An ordered collection may also have a label (use rdfs:label
). Ordered
collections can be used with semantic relation properties in the same way as unordered
collections (skos:OrderedCollection
is a subclass of
skos:Collection
).
Usually concepts are defined in relation to other concepts, as part of an internally
coherent concept scheme. As mentioned in the introduction, a concept scheme is defined
here
as a set of concepts, optionally including statements about semantic relationships
between
those concepts. The skos:ConceptScheme
class allows you to assert that a
resource is a concept scheme.
Some Open Issues
There are still some open issues, where no firm consensus has been reached and where readers can potentially help to improve future SKOS W3C Recommendations.

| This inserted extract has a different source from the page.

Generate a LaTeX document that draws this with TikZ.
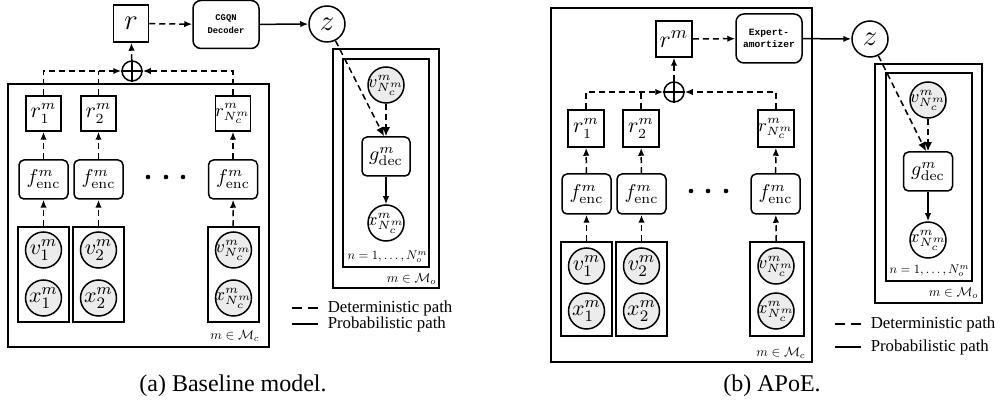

- Relationship to RDFS and OWL ontologies. There is a subtle difference between SKOS Core and other RDF applications like FOAF. SKOS Core allows you to model a set of concepts as an RDF graph. Other RDF applications, such as FOAF, allow you to model things like people, organizations, places etc. as an RDF graph. Technically, SKOS Core introduces a layer of indirection into the modeling.
- Mapping Concept. You can assert a mapping relationship between any two conceptual resources. The property owl:sameAs implies that two resources are identical in every way, and should not be used to express the fact that two conceptual resources share the same meaning.
- Concept Scheme versioning. You can use different URIs for different namespaces handling different vocabularies. However, while using Dublin Core specification, there can be special tags and attributes used for versioning.